━━━ INPUT RECORDS
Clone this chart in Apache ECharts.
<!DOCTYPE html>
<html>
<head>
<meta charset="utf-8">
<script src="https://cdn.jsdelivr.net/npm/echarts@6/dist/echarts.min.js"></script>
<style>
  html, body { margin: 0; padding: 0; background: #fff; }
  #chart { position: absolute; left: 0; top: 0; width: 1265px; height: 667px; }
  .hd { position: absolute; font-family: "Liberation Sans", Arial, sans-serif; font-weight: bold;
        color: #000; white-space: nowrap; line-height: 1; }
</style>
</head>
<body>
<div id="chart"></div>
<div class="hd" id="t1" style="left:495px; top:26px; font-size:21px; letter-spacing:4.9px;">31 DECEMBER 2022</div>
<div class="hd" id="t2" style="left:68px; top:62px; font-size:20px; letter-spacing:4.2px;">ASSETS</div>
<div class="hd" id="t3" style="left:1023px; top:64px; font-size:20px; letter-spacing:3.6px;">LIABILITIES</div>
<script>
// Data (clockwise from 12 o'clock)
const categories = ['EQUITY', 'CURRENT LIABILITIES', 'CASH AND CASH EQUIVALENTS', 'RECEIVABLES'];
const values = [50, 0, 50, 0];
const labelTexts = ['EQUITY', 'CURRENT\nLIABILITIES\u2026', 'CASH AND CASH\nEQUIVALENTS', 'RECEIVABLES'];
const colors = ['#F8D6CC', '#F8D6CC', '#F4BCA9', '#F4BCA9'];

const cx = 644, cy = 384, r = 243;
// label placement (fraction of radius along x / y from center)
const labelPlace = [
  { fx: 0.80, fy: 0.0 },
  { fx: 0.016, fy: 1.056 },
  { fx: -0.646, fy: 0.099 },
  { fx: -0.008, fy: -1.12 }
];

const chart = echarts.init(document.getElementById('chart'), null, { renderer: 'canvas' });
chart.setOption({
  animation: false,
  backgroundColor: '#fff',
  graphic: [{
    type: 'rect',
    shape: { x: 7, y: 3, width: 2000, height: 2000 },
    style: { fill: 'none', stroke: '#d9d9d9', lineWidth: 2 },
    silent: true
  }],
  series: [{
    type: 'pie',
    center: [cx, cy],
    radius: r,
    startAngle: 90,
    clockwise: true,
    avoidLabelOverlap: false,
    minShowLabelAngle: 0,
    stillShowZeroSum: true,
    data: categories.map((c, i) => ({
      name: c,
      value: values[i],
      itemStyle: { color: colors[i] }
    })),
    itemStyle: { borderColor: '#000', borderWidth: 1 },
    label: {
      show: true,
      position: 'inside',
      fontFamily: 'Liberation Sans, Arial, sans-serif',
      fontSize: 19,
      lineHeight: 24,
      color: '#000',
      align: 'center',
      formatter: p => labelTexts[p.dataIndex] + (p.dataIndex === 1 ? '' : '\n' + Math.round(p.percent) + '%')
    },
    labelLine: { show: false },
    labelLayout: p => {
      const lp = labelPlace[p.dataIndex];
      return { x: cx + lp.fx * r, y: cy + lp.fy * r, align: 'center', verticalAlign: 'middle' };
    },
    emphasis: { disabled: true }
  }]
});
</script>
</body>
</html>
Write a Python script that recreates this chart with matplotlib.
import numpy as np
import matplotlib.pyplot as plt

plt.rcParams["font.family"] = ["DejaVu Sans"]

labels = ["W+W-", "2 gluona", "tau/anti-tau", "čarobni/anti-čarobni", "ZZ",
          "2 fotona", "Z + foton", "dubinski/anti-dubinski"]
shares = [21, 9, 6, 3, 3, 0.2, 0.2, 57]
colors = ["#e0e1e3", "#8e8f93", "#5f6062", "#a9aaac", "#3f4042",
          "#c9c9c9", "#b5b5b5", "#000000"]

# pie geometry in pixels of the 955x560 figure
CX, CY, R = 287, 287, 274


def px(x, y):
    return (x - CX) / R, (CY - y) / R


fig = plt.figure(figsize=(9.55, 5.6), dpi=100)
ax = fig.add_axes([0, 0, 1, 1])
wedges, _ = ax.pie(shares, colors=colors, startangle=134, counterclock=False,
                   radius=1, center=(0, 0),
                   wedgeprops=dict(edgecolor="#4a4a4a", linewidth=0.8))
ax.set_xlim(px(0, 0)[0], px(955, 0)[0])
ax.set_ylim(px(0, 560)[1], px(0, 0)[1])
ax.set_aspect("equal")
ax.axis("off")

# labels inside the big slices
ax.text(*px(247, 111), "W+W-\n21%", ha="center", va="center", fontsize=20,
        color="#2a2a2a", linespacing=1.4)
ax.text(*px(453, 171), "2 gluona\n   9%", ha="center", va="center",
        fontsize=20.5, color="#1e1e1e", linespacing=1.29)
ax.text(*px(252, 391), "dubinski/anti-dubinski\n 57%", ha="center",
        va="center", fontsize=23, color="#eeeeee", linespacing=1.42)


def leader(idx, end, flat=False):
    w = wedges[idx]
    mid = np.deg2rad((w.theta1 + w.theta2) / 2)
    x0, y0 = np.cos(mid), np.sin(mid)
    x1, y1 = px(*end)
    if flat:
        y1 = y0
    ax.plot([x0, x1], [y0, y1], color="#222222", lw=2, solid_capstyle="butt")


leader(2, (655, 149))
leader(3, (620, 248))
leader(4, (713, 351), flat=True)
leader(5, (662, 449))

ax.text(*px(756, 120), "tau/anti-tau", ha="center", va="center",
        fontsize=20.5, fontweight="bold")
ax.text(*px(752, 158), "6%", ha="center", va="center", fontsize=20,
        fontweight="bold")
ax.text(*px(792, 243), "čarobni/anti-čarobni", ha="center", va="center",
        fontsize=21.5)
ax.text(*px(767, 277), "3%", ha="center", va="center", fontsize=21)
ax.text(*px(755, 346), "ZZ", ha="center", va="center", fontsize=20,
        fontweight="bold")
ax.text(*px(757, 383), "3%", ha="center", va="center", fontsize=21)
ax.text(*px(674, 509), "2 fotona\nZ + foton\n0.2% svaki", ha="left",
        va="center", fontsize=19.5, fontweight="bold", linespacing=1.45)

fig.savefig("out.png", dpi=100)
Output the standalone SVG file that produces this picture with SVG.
━━━━━━
=== WHAT NEEDS TO BE DONE ===
Type out the whole listing above again, exactly as it stands.

=== FULL SOLUTION ===
Clone this chart in Apache ECharts.
<!DOCTYPE html>
<html>
<head>
<meta charset="utf-8">
<script src="https://cdn.jsdelivr.net/npm/echarts@6/dist/echarts.min.js"></script>
<style>
  html, body { margin: 0; padding: 0; background: #fff; }
  #chart { position: absolute; left: 0; top: 0; width: 1265px; height: 667px; }
  .hd { position: absolute; font-family: "Liberation Sans", Arial, sans-serif; font-weight: bold;
        color: #000; white-space: nowrap; line-height: 1; }
</style>
</head>
<body>
<div id="chart"></div>
<div class="hd" id="t1" style="left:495px; top:26px; font-size:21px; letter-spacing:4.9px;">31 DECEMBER 2022</div>
<div class="hd" id="t2" style="left:68px; top:62px; font-size:20px; letter-spacing:4.2px;">ASSETS</div>
<div class="hd" id="t3" style="left:1023px; top:64px; font-size:20px; letter-spacing:3.6px;">LIABILITIES</div>
<script>
// Data (clockwise from 12 o'clock)
const categories = ['EQUITY', 'CURRENT LIABILITIES', 'CASH AND CASH EQUIVALENTS', 'RECEIVABLES'];
const values = [50, 0, 50, 0];
const labelTexts = ['EQUITY', 'CURRENT\nLIABILITIES\u2026', 'CASH AND CASH\nEQUIVALENTS', 'RECEIVABLES'];
const colors = ['#F8D6CC', '#F8D6CC', '#F4BCA9', '#F4BCA9'];

const cx = 644, cy = 384, r = 243;
// label placement (fraction of radius along x / y from center)
const labelPlace = [
  { fx: 0.80, fy: 0.0 },
  { fx: 0.016, fy: 1.056 },
  { fx: -0.646, fy: 0.099 },
  { fx: -0.008, fy: -1.12 }
];

const chart = echarts.init(document.getElementById('chart'), null, { renderer: 'canvas' });
chart.setOption({
  animation: false,
  backgroundColor: '#fff',
  graphic: [{
    type: 'rect',
    shape: { x: 7, y: 3, width: 2000, height: 2000 },
    style: { fill: 'none', stroke: '#d9d9d9', lineWidth: 2 },
    silent: true
  }],
  series: [{
    type: 'pie',
    center: [cx, cy],
    radius: r,
    startAngle: 90,
    clockwise: true,
    avoidLabelOverlap: false,
    minShowLabelAngle: 0,
    stillShowZeroSum: true,
    data: categories.map((c, i) => ({
      name: c,
      value: values[i],
      itemStyle: { color: colors[i] }
    })),
    itemStyle: { borderColor: '#000', borderWidth: 1 },
    label: {
      show: true,
      position: 'inside',
      fontFamily: 'Liberation Sans, Arial, sans-serif',
      fontSize: 19,
      lineHeight: 24,
      color: '#000',
      align: 'center',
      formatter: p => labelTexts[p.dataIndex] + (p.dataIndex === 1 ? '' : '\n' + Math.round(p.percent) + '%')
    },
    labelLine: { show: false },
    labelLayout: p => {
      const lp = labelPlace[p.dataIndex];
      return { x: cx + lp.fx * r, y: cy + lp.fy * r, align: 'center', verticalAlign: 'middle' };
    },
    emphasis: { disabled: true }
  }]
});
</script>
</body>
</html>
Write a Python script that recreates this chart with matplotlib.
import numpy as np
import matplotlib.pyplot as plt

plt.rcParams["font.family"] = ["DejaVu Sans"]

labels = ["W+W-", "2 gluona", "tau/anti-tau", "čarobni/anti-čarobni", "ZZ",
          "2 fotona", "Z + foton", "dubinski/anti-dubinski"]
shares = [21, 9, 6, 3, 3, 0.2, 0.2, 57]
colors = ["#e0e1e3", "#8e8f93", "#5f6062", "#a9aaac", "#3f4042",
          "#c9c9c9", "#b5b5b5", "#000000"]

# pie geometry in pixels of the 955x560 figure
CX, CY, R = 287, 287, 274


def px(x, y):
    return (x - CX) / R, (CY - y) / R


fig = plt.figure(figsize=(9.55, 5.6), dpi=100)
ax = fig.add_axes([0, 0, 1, 1])
wedges, _ = ax.pie(shares, colors=colors, startangle=134, counterclock=False,
                   radius=1, center=(0, 0),
                   wedgeprops=dict(edgecolor="#4a4a4a", linewidth=0.8))
ax.set_xlim(px(0, 0)[0], px(955, 0)[0])
ax.set_ylim(px(0, 560)[1], px(0, 0)[1])
ax.set_aspect("equal")
ax.axis("off")

# labels inside the big slices
ax.text(*px(247, 111), "W+W-\n21%", ha="center", va="center", fontsize=20,
        color="#2a2a2a", linespacing=1.4)
ax.text(*px(453, 171), "2 gluona\n   9%", ha="center", va="center",
        fontsize=20.5, color="#1e1e1e", linespacing=1.29)
ax.text(*px(252, 391), "dubinski/anti-dubinski\n 57%", ha="center",
        va="center", fontsize=23, color="#eeeeee", linespacing=1.42)


def leader(idx, end, flat=False):
    w = wedges[idx]
    mid = np.deg2rad((w.theta1 + w.theta2) / 2)
    x0, y0 = np.cos(mid), np.sin(mid)
    x1, y1 = px(*end)
    if flat:
        y1 = y0
    ax.plot([x0, x1], [y0, y1], color="#222222", lw=2, solid_capstyle="butt")


leader(2, (655, 149))
leader(3, (620, 248))
leader(4, (713, 351), flat=True)
leader(5, (662, 449))

ax.text(*px(756, 120), "tau/anti-tau", ha="center", va="center",
        fontsize=20.5, fontweight="bold")
ax.text(*px(752, 158), "6%", ha="center", va="center", fontsize=20,
        fontweight="bold")
ax.text(*px(792, 243), "čarobni/anti-čarobni", ha="center", va="center",
        fontsize=21.5)
ax.text(*px(767, 277), "3%", ha="center", va="center", fontsize=21)
ax.text(*px(755, 346), "ZZ", ha="center", va="center", fontsize=20,
        fontweight="bold")
ax.text(*px(757, 383), "3%", ha="center", va="center", fontsize=21)
ax.text(*px(674, 509), "2 fotona\nZ + foton\n0.2% svaki", ha="left",
        va="center", fontsize=19.5, fontweight="bold", linespacing=1.45)

fig.savefig("out.png", dpi=100)
Output the standalone SVG file that produces this picture with SVG.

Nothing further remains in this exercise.